Immediately after you left us, we attended the lantern slide lecture on ‘Mormonism.’ I don’t know why we went, but I know we all thoroughly enjoyed it. It was something that seemed beautiful – if only one could be certain it was true. I don’t mean that I doubted it altogether. I have wanted to believe from the first, but it was so strange and new that I couldn’t really be certain. The members sang two hymns, ‘Come, Come Ye Saints’ and ‘Oh, Say What Is Truth.’ They are both lovely; they impressed us all very deeply, especially the first one. That was a wonderful evening altogether and made us wish to know more.
Shortly after that we attended the Sunday night meetings. Of course, they were different to the church and chapel services that we had been used to. They were so sweet, simple and sincere, and everyone was so friendly that one could really feel we are one huge family. I for one, love to attend. Sometimes I miss a Sunday and then I look forward eagerly to the next.
I shall never forget April 1st (1929) when we attended the Sheffield District Conference. It was the most really happy day I have ever had in my life. I hope I shall be able to attend every conference. (President A. Wm. Lund was the speaker.)
About this time there were two things that troubled me very much, one of them was that polygamy had been practiced. This seemed to me a horrible thing and I thought, how could this religion be so beautiful with an evil like that at the beginning of it? The other thing was that the people belonging to the Church were called Saints. It seemed to me as if one was exalting oneself very much to call himself a Saint. I had always thought those most truly religious were humble and meek.
As I have said before, these things worried me very much; I could not get them out of my thoughts. You see I wanted to accept all your teachings, but it was as if these two things were blocking the way and keeping me back. I prayed that I might know whether this was the true Gospel or not, and spent all my spare time in studying the Scriptures. I found much in the Old Testament to confirm ‘Mormonism’ and at last I found in Section 132 of the Doctrine and Covenants two passages that set my doubts at rest. After that I felt quite sure – and oh, so thankful.
Of course, I told you at Roche Abbey how the imperfections of the Saints trouble me at different times, how that I expected people who were familiar with a perfect Gospel to be perfect themselves. I have read that little ‘Star’ article since then, ‘The Beam’ (by Widtsoe), which you referred me to. I’ll try not to forget it and that the Gospel is perfect, but we are all of us human and weak. I’ll try to look for the good, not the evil.
I wish that all of them at home were actively interested, they believe and yet – I don’t know how it is with them, but I feel as if I cannot, I dare not hold back, believing what I do.
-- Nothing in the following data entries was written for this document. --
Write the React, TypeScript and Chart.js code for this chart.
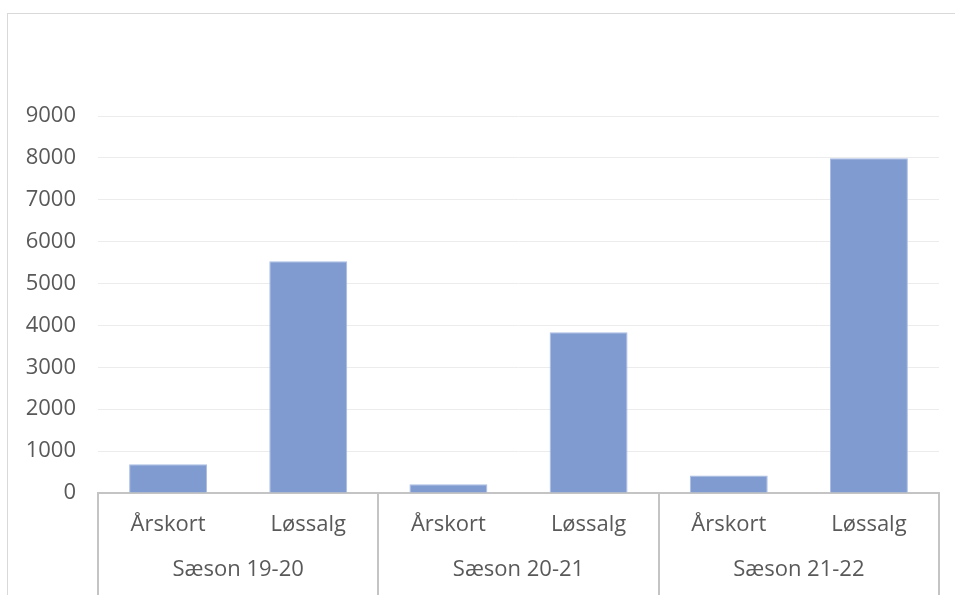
import React, { useEffect, useRef } from "react";
import { Chart, registerables } from "chart.js";

Chart.register(...registerables);

const categories = ["Årskort", "Løssalg", "Årskort", "Løssalg", "Årskort", "Løssalg"];
const groups = ["Sæson 19-20", "Sæson 20-21", "Sæson 21-22"];
const values = [685, 5530, 210, 3840, 420, 7990];
const yMax = 9000;
const yStep = 1000;

const FONT = "'Open Sans', 'Noto Sans', sans-serif";
const TEXT = "#595959";
const AXIS = "#c4c4c4";

export default function App() {
  const ref = useRef<HTMLCanvasElement | null>(null);

  useEffect(() => {
    if (!ref.current) return;
    const chart = new Chart(ref.current, {
      type: "bar",
      data: {
        labels: categories,
        datasets: [
          {
            data: values,
            backgroundColor: "#7f9bd0",
            borderColor: "#a9bde2",
            borderWidth: 1,
            categoryPercentage: 1,
            barPercentage: 0.556,
            xAxisID: "x",
          },
        ],
      },
      options: {
        animation: false,
        responsive: false,
        maintainAspectRatio: false,
        layout: { padding: { top: 116, right: 16, bottom: 12, left: 0 } },
        plugins: { legend: { display: false }, tooltip: { enabled: false } },
        scales: {
          y: {
            min: 0,
            max: yMax,
            ticks: {
              stepSize: yStep,
              padding: 22,
              color: TEXT,
              font: { family: FONT, size: 22 },
              callback: (v: any) => String(v),
            },
            grid: { color: "#ececec", lineWidth: 1, drawTicks: false },
            border: { display: false },
            afterFit: (s: any) => {
              s.width = 98;
            },
          },
          x: {
            type: "category",
            position: "bottom",
            offset: true,
            weight: 0,
            ticks: {
              color: TEXT,
              font: { family: FONT, size: 22 },
              padding: -91.2,
              maxRotation: 0,
              autoSkip: false,
            },
            grid: {
              offset: true,
              drawOnChartArea: false,
              drawTicks: true,
              tickLength: 110,
              lineWidth: 2,
              color: (ctx: any) =>
                ctx.index === undefined || ctx.index % 2 === 0 ? AXIS : "rgba(0,0,0,0)",
            },
            border: { display: true, color: AXIS, width: 2 },
            afterFit: (s: any) => {
              s.height = 45;
            },
          },
          x2: {
            type: "category",
            position: "bottom",
            labels: groups,
            offset: true,
            weight: 1,
            ticks: {
              color: TEXT,
              font: { family: FONT, size: 22 },
              padding: 18.6,
              maxRotation: 0,
              autoSkip: false,
            },
            grid: { display: false, drawTicks: false },
            border: { display: false },
            afterFit: (s: any) => {
              s.height = 45;
            },
          },
        },
      },
    });
    return () => chart.destroy();
  }, []);

  return (
    <div
      style={{
        position: "absolute",
        left: 0,
        top: 0,
        width: 955,
        height: 595,
        overflow: "hidden",
        background: "#ffffff",
      }}
    >
      <div
        style={{
          position: "absolute",
          left: 7,
          top: 13,
          width: 1000,
          height: 1000,
          border: "1px solid #d9d9d9",
          boxSizing: "border-box",
        }}
      />
      <canvas
        ref={ref}
        width={955}
        height={595}
        style={{ position: "absolute", left: 0, top: 0, width: 955, height: 595 }}
      />
    </div>
  );
}
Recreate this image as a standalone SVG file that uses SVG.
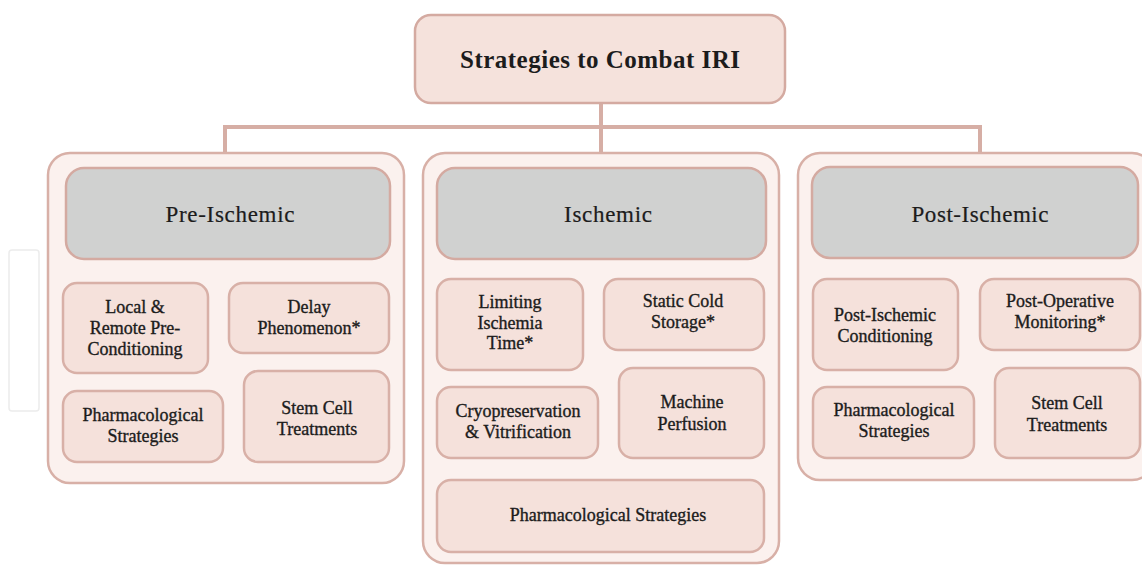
<svg xmlns="http://www.w3.org/2000/svg" width="1142" height="566" viewBox="0 0 1142 566">
  <style>
    .root { fill: #f5e2dc; stroke: #d4aaa1; stroke-width: 2.5; }
    .panel { fill: #fbf1ee; stroke: #d8b0a7; stroke-width: 2.5; }
    .head { fill: #d0d1d0; stroke: #d4aaa1; stroke-width: 2.5; }
    .item { fill: #f5e1db; stroke: #d8b0a7; stroke-width: 2.5; }
    .link { fill: none; stroke: #d6aea5; stroke-width: 4; }
    text { font-family: "Liberation Serif", "DejaVu Serif", serif; fill: #1c1c1c; text-anchor: middle; }
    .title { font-size: 25px; font-weight: bold; }
    .htext { font-size: 23px; stroke: #1c1c1c; stroke-width: 0.2; }
    .itext { font-size: 18px; stroke: #1c1c1c; stroke-width: 0.35; }
  </style>

  <!-- faint empty frame at far left -->
  <rect x="9" y="250" width="30" height="161" rx="3" fill="#ffffff" stroke="#ececec" stroke-width="1.5"/>

  <!-- tree connectors -->
  <g id="connectors">
    <path class="link" d="M601 104 V153"/>
    <path class="link" d="M225 153 V127 H980 V153"/>
  </g>

  <!-- root -->
  <g id="root">
    <rect class="root" x="415" y="15" width="370" height="88" rx="16"/>
    <text class="title" x="600" y="68" textLength="280">Strategies to Combat IRI</text>
  </g>

  <!-- Pre-Ischemic column -->
  <g id="pre-ischemic">
    <rect class="panel" x="48" y="153" width="356" height="330" rx="22"/>
    <rect class="head" x="66" y="168" width="324" height="91" rx="18"/>
    <text class="htext" x="230" y="222" textLength="129">Pre-Ischemic</text>
  </g>
  <g id="pre-local">
    <rect class="item" x="63" y="283" width="145" height="90" rx="14"/>
    <text class="itext" x="135" y="313">Local &amp;</text>
    <text class="itext" x="135" y="334">Remote Pre-</text>
    <text class="itext" x="135" y="355">Conditioning</text>
  </g>
  <g id="pre-delay">
    <rect class="item" x="229" y="283" width="160" height="70" rx="14"/>
    <text class="itext" x="309" y="313">Delay</text>
    <text class="itext" x="309" y="334">Phenomenon*</text>
  </g>
  <g id="pre-pharm">
    <rect class="item" x="63" y="391" width="160" height="71" rx="14"/>
    <text class="itext" x="143" y="421">Pharmacological</text>
    <text class="itext" x="143" y="442">Strategies</text>
  </g>
  <g id="pre-stem">
    <rect class="item" x="244" y="371" width="145" height="91" rx="14"/>
    <text class="itext" x="317" y="414">Stem Cell</text>
    <text class="itext" x="317" y="435">Treatments</text>
  </g>

  <!-- Ischemic column -->
  <g id="ischemic">
    <rect class="panel" x="423" y="153" width="356" height="410" rx="22"/>
    <rect class="head" x="437" y="168" width="329" height="91" rx="18"/>
    <text class="htext" x="608" y="222" textLength="88">Ischemic</text>
  </g>
  <g id="isc-limit">
    <rect class="item" x="437" y="279" width="146" height="91" rx="14"/>
    <text class="itext" x="510" y="308">Limiting</text>
    <text class="itext" x="510" y="329">Ischemia</text>
    <text class="itext" x="510" y="349">Time*</text>
  </g>
  <g id="isc-static">
    <rect class="item" x="604" y="279" width="160" height="71" rx="14"/>
    <text class="itext" x="683" y="307">Static Cold</text>
    <text class="itext" x="683" y="328">Storage*</text>
  </g>
  <g id="isc-cryo">
    <rect class="item" x="437" y="387" width="161" height="71" rx="14"/>
    <text class="itext" x="518" y="417">Cryopreservation</text>
    <text class="itext" x="518" y="438">&amp; Vitrification</text>
  </g>
  <g id="isc-machine">
    <rect class="item" x="619" y="368" width="145" height="90" rx="14"/>
    <text class="itext" x="692" y="408">Machine</text>
    <text class="itext" x="692" y="430">Perfusion</text>
  </g>
  <g id="isc-pharm">
    <rect class="item" x="437" y="480" width="327" height="72" rx="14"/>
    <text class="itext" x="608" y="521">Pharmacological Strategies</text>
  </g>

  <!-- Post-Ischemic column -->
  <g id="post-ischemic">
    <rect class="panel" x="798" y="153" width="356" height="327" rx="22"/>
    <rect class="head" x="812" y="167" width="326" height="91" rx="18"/>
    <text class="htext" x="980" y="222" textLength="137">Post-Ischemic</text>
  </g>
  <g id="post-cond">
    <rect class="item" x="813" y="279" width="145" height="91" rx="14"/>
    <text class="itext" x="885" y="321">Post-Ischemic</text>
    <text class="itext" x="885" y="342">Conditioning</text>
  </g>
  <g id="post-monitor">
    <rect class="item" x="980" y="279" width="160" height="71" rx="14"/>
    <text class="itext" x="1060" y="307">Post-Operative</text>
    <text class="itext" x="1060" y="328">Monitoring*</text>
  </g>
  <g id="post-pharm">
    <rect class="item" x="813" y="387" width="161" height="71" rx="14"/>
    <text class="itext" x="894" y="416">Pharmacological</text>
    <text class="itext" x="894" y="437">Strategies</text>
  </g>
  <g id="post-stem">
    <rect class="item" x="995" y="368" width="145" height="90" rx="14"/>
    <text class="itext" x="1067" y="409">Stem Cell</text>
    <text class="itext" x="1067" y="431">Treatments</text>
  </g>
</svg>
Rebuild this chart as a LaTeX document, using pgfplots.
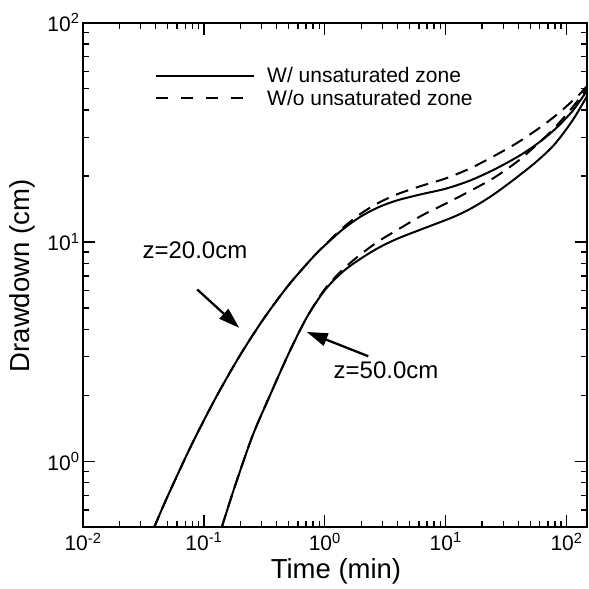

Best wishes for your happiness now and always.
Your sincere friend and sister,
DORIS A. AXE.
Two weeks later, 24 August 1929, Elder Leatham returned to baptize Doris at Sheffield; Elder Reid confirmed her. Doris’s father followed her into the Church in 1934, her mother in 1949.
In 1936, Doris married Fred Rich (1907-1979); he never joined the Church, but Doris remained LDS and had his temple work done following his death and was sealed to him then. Doris herself passed away at age 89, on 14 January 1994.